Legend of the Fist: The Return of Chen Zhen (Well Go)
Ostensibly a sequel to the 1972 martial arts classic Fist of Fury, with the talented but far less furious Donnie Yen in the role created by Bruce Lee (and recreated by Jet Li in the 1994 remake Fist of Legend), Legend of the Fist is a colorful and largely incoherent mess, less a movie than a collection of cannibalized ideas stitched together into something resembling a plot.
Set largely in the decadent splendor of 1925 Shanghai, where gangsters made money off the chaos as Japan and Britain made their plays for control of China, it opens with a World War I prologue on the French front lines, takes a turn into Chinese a Casablanca reworked a quasi-musical costume spectacle, and then transforms into a resistance thriller. Yen shucks off the grace and restraint of his Ip Man films to play Chen Zhen as an intent patriot posing as a sleek lounge lizard, his cover as he infiltrates the club, and then take on yet another identity to protect Chinese patriots from Japanese assassins: a costumed superhero that recalls Bruce Lee as Kato in The Green Hornet. Shu Qui wobbles through it all as a nightclub chanteuse playing drunk in every other scene and Anthony Wong maintains a level of modest dignity as the Triad nightclub owner, the film’s answer to Rick Blaine, providing neutral territory for enemies to rub elbows while a nationalist mob war builds in the streets.
The entire film, directed by Andrew Lau (of Infernal Affairs fame), seems borrowed (if not blatantly lifted) from one movie or another without bothering to integrate the ideas in any coherent way. There are needlessly complicated layers of hidden identities and double agents, brazen assassinations and a culture of intimidation that gets nary a reaction from the bumbling Chinese cops under corrupt British oversight (are they bought off by the Triads, secretly Japanese collaborationists or simply incompetent?) and all sorts of arcane plots hatched by the occupying Japanese military.
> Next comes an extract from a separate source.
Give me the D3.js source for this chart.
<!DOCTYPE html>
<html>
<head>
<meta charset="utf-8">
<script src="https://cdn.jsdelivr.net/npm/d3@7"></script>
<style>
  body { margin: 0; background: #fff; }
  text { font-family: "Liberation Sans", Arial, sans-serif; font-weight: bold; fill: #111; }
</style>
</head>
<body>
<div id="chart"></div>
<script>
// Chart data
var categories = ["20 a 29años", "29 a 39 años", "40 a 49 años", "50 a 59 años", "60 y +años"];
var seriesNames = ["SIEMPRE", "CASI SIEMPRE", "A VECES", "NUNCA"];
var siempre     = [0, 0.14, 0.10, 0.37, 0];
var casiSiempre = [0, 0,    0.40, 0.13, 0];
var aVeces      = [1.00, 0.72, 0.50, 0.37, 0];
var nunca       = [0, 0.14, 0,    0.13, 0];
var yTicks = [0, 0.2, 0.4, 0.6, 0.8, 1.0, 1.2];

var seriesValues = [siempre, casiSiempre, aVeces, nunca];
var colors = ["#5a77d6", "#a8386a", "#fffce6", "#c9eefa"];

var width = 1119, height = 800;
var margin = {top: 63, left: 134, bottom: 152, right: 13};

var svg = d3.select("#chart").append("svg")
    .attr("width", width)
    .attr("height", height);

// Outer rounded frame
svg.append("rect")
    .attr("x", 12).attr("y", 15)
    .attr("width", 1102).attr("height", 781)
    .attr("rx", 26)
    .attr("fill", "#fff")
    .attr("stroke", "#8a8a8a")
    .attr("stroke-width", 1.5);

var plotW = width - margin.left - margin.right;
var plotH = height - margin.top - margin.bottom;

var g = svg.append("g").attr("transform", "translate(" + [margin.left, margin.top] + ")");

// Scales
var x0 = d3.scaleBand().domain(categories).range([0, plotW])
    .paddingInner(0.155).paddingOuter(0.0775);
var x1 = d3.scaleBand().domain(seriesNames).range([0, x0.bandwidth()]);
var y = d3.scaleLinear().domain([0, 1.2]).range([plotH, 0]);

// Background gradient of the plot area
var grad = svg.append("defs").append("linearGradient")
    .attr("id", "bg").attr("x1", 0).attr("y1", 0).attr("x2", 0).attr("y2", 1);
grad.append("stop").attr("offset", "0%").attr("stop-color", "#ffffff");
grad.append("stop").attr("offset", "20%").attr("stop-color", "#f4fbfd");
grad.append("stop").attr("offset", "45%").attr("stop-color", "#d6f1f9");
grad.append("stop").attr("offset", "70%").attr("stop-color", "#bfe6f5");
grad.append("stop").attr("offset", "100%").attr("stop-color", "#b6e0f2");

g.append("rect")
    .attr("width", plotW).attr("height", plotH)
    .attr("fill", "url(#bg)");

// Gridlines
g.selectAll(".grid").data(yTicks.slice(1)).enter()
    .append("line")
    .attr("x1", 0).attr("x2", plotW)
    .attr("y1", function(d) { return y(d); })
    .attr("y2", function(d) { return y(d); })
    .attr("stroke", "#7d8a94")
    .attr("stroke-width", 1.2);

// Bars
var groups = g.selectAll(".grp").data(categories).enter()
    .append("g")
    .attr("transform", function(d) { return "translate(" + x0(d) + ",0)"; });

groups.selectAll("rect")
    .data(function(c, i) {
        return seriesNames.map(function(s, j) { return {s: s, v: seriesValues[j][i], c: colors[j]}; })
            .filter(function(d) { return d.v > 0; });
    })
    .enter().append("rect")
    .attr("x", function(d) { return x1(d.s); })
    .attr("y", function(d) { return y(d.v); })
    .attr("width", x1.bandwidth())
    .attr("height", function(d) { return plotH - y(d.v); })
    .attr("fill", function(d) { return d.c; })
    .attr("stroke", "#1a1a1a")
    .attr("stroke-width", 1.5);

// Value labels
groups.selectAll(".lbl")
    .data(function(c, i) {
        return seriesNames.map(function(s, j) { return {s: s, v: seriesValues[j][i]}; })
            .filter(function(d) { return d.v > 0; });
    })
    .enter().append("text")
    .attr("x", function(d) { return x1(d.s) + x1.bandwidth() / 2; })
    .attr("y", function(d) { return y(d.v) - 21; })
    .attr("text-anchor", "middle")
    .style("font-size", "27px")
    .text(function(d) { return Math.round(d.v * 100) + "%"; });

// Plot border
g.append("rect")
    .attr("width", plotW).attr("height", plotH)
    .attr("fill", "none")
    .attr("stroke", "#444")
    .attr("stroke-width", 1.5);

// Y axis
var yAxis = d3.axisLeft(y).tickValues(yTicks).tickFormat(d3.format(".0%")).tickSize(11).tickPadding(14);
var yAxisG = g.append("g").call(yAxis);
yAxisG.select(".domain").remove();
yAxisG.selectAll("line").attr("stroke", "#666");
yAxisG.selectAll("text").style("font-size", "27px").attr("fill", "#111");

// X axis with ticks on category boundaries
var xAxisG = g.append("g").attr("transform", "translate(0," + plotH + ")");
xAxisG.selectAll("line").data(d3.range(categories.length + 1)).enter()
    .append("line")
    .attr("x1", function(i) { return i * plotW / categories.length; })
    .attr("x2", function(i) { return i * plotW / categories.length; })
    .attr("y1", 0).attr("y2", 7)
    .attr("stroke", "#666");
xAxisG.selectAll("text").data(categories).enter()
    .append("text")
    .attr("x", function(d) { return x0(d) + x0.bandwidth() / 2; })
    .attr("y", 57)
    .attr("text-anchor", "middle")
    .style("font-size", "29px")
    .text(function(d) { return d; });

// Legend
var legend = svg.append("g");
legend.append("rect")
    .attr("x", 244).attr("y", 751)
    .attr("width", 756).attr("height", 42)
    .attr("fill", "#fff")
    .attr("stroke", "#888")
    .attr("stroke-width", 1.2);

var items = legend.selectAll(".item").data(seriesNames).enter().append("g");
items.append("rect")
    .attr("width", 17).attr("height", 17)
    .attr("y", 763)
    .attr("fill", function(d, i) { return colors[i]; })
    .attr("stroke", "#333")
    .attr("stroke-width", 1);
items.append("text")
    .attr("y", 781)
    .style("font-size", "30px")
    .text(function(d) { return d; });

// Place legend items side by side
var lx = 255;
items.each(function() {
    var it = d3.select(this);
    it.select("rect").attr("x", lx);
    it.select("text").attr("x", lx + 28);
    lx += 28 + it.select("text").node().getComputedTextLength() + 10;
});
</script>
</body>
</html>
The resentments over the brutal Japanese occupation of China that drove Fist of Fury and Fist of Legend (not mention Ip Man and scores of other films) turn the Japanese here into more than simply scheming invaders. Using tactics that resemble a gangland kingpin conquering a new territory, they are the equivalent of sadistic movie Nazis plotting their ascension over what they target as an inferior race. As if the comparison isn’t already obvious, the film replays the iconic scene from Casablanca where a cadre of officers calls for a traditional song. In this case, of course, it’s a Japanese tune belted out in a nightclub filled with Chinese and a smattering of British and Americans, and the wily piano player (Donnie Yen, of course) upsets the show of nationalist arrogance by launching into… “The Marseilles”? From that moment on, Chen Zhen and the Japanese commander are sworn enemies, but it’s even more personal than that. Would you believe that Chen Zhen killed the commander’s father? The clichés are piled so high that they soon get in the way of one another.
Yen is also the film’s action choreographer and he gives himself some impressive stunts, especially in the opening when he takes on a whole nest of Germans with nothing but fists, feet and bayonets swiped from fallen soldiers. But the martial arts action sequences are shoehorned into the film and Lau’s frantic editing and swooping camerawork chops up his action scenes beyond recognition. Yen is approaching 50 and hasn’t many years left as a martial arts screen hero and leading man so let’s at least enjoy his craft while we can.
Lau made his reputation with the Infernal Affairs movies, which he directed in collaboration with Alan Mak, but he hasn’t made anything that interesting (let alone coherent) since they parted ways. Legend of the Fist: The Return of Chen Zhen is a strange and unsatisfying hybrid, at times quite gorgeous but never adding up to a story. Lau is a fine cinematographer but no storyteller.
Well Go offers the film in multiple editions: single disc DVD, Blu-ray+DVD Combo Pacl, and two-disc “Collector’s Edition” versions on both DVD and Blu-ray. The former includes two “Behind the Scenes” featurettes, which are little more than montages of production footage. “War Zone,” which is subtitled, offers footage of pyrotechnics and Donnie Yen’s action scenes as he attacks the German soldiers in the World War I prologue, while “Casablanca” offer scenes from the nightclub without subtitles, but does give us Yen playing Scott Joplin’s “Maple Leaf Rag” in an impromptu bit.
The “Collector’s Edition” versions offer a bonus disc with six more “Behind the Scenes” montages (running about half an hour all together) and 50 minutes of interviews with director Andrew Lau, producer Gordon Chan and the five leading actors.